From the movie Ratatouille

Colette would disapprove of most of the European-style bread available in our city. And there is a lot of it. Restaurants serve a selection in their bread baskets; little bakeries in Bandra and Andheri offer French loaf and rye bread. Celejor, for example, has a section of their menu marked “Global Breads” under which they list both pav, and something called French garlic bread that looks and feels like a dinner roll. A new bakery in Worli serves olive focaccia that’s sweet and brioche that’s eggless.
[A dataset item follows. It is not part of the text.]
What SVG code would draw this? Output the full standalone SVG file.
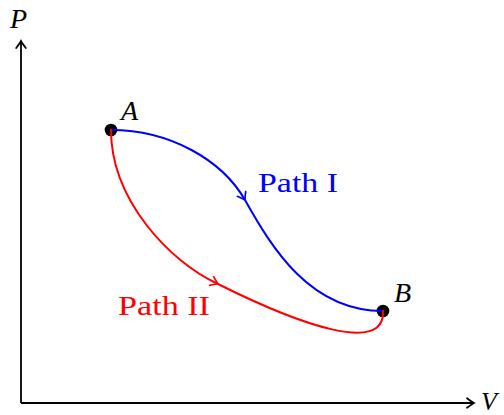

There are many reasons why it’s a challenge to find good European-style bread in Mumbai. From the bakers I spoke with, I gathered that it’s a fight mainly against our weather, our water, our flour, a lack of skill and training among bakery staff, and the prevalence of pre-mixes.

Weather Woes
“With our severe humidity, a crust just won’t stay crunchy,” says restauranteur and chef Moshe Shek. “If you leave it open, the crust takes moisture from the environment; if you wrap it, it absorbs moisture from the bread.” Shek, who also supplies bread to 14 other outlets in the city, apart from retailing it from his own establishments, compares baguettes to brun pao, and says that just like the local variety, the French one has a shelf life of mere hours. One way to beat this problem is by giving the unsliced bread a quick toast in the oven at home before eating it.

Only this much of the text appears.